[begin RAW DATA]

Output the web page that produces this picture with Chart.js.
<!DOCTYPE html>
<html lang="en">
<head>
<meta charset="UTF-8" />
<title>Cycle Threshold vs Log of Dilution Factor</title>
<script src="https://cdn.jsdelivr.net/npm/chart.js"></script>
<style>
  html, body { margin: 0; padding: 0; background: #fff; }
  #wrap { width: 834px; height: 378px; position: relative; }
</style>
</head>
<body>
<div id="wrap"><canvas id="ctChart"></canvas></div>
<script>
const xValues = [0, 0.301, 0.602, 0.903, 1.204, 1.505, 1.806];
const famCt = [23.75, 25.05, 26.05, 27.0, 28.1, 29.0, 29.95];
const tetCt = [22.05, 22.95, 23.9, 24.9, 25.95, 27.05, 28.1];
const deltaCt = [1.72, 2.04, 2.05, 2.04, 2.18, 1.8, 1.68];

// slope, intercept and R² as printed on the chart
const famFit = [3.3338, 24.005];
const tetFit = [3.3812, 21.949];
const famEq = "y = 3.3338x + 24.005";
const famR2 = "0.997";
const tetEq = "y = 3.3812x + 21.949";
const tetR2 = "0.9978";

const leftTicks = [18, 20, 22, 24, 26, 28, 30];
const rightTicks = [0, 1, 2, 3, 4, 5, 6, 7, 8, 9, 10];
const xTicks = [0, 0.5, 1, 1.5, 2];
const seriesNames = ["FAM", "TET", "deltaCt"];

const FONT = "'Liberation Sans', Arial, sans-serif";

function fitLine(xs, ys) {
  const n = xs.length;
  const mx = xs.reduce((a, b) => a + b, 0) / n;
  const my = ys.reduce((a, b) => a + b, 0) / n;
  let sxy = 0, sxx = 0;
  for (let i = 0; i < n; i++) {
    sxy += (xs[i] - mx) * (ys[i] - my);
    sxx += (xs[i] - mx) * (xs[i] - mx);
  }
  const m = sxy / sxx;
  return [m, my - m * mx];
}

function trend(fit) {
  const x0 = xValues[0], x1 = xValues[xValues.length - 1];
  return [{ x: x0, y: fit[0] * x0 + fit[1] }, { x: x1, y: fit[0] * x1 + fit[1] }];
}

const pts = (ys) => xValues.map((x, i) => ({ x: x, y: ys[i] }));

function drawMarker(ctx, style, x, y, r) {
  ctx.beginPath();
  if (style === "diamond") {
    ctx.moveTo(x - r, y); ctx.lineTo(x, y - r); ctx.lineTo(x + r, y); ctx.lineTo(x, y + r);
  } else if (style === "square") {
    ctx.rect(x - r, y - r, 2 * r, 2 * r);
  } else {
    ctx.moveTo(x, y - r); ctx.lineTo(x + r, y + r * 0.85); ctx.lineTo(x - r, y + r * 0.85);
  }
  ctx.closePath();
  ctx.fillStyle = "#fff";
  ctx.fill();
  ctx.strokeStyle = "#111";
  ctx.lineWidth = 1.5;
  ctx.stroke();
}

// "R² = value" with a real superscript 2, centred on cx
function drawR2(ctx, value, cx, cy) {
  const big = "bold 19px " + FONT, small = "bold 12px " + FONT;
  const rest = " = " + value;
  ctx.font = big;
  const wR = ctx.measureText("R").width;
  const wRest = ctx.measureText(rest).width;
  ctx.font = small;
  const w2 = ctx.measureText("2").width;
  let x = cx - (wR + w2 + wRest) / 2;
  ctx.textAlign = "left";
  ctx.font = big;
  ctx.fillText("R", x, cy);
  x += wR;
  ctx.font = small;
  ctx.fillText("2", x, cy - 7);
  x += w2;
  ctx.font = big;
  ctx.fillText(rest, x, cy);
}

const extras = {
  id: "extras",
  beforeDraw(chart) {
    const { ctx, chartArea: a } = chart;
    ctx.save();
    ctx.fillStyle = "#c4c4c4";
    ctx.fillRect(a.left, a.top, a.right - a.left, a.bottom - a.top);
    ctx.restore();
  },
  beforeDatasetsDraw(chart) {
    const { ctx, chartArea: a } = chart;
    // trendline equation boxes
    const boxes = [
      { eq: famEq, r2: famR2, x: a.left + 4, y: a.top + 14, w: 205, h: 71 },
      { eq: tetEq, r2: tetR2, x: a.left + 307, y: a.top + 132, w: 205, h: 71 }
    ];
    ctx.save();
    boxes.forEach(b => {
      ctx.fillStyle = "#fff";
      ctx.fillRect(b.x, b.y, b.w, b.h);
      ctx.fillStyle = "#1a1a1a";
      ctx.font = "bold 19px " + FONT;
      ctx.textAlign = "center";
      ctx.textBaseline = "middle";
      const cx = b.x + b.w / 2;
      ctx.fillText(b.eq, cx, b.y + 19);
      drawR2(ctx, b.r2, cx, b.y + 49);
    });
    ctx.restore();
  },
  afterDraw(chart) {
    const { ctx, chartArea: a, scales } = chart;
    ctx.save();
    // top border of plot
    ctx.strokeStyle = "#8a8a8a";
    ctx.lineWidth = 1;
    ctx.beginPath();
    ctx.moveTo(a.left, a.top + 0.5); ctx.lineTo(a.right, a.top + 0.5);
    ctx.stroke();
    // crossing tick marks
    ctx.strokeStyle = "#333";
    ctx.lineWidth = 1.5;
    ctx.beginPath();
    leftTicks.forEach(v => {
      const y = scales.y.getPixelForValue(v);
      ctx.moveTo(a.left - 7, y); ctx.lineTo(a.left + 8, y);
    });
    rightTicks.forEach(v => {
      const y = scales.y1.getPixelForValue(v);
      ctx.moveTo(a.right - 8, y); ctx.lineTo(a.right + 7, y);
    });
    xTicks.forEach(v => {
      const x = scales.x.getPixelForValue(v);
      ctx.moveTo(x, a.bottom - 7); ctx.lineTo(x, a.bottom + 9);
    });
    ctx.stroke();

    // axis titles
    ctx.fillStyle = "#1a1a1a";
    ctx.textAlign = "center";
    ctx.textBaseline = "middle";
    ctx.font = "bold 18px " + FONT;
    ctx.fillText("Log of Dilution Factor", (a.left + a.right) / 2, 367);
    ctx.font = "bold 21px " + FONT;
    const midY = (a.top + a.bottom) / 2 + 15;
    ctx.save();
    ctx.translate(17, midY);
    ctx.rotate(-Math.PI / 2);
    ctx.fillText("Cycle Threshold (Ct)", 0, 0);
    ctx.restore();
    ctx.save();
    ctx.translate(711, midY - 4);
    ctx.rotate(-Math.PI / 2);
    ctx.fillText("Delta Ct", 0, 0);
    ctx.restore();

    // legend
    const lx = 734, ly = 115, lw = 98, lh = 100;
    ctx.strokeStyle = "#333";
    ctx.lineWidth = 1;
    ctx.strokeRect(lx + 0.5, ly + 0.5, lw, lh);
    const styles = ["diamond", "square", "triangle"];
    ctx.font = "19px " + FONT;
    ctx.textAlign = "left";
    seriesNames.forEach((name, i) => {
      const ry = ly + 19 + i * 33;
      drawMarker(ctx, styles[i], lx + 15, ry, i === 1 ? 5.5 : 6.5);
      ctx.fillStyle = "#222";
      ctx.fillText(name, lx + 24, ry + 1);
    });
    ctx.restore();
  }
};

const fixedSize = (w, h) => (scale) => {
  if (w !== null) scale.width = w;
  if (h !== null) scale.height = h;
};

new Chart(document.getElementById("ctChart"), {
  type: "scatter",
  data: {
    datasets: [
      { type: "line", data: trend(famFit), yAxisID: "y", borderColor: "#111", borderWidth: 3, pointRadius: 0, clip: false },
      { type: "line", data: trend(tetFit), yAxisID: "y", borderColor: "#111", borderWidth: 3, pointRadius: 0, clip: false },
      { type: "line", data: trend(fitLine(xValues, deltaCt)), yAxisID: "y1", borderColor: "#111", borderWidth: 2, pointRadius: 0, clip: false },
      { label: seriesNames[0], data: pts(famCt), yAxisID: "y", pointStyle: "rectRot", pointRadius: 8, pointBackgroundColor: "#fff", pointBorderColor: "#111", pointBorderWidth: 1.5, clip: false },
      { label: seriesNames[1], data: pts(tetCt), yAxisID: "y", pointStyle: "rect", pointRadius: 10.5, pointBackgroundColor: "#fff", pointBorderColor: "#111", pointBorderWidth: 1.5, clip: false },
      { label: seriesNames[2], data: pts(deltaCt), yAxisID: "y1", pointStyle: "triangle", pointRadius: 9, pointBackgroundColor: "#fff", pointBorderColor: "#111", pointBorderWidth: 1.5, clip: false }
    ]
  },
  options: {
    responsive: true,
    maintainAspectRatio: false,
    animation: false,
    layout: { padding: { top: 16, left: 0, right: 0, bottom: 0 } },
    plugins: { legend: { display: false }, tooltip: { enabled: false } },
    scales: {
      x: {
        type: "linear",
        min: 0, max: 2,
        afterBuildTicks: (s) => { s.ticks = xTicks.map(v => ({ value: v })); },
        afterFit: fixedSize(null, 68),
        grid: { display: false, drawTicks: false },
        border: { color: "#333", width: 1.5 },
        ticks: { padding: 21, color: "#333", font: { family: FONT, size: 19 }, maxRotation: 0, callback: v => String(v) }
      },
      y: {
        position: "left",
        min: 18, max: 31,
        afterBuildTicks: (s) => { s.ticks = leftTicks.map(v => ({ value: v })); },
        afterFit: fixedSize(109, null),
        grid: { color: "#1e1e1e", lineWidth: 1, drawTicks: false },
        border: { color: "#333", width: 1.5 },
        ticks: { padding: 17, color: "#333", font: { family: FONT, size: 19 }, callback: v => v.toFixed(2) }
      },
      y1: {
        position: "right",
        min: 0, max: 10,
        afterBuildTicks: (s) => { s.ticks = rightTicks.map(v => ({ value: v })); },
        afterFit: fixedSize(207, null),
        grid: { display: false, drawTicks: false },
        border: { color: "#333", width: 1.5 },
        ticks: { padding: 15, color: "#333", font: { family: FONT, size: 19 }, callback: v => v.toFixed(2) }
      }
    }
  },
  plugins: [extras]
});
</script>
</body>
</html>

[end RAW DATA]

Using the listing above, gather each line that holds the string "with" and copy it.

- **RESULT**:
Output the web page that produces this picture with Chart.js.
// "R² = value" with a real superscript 2, centred on cx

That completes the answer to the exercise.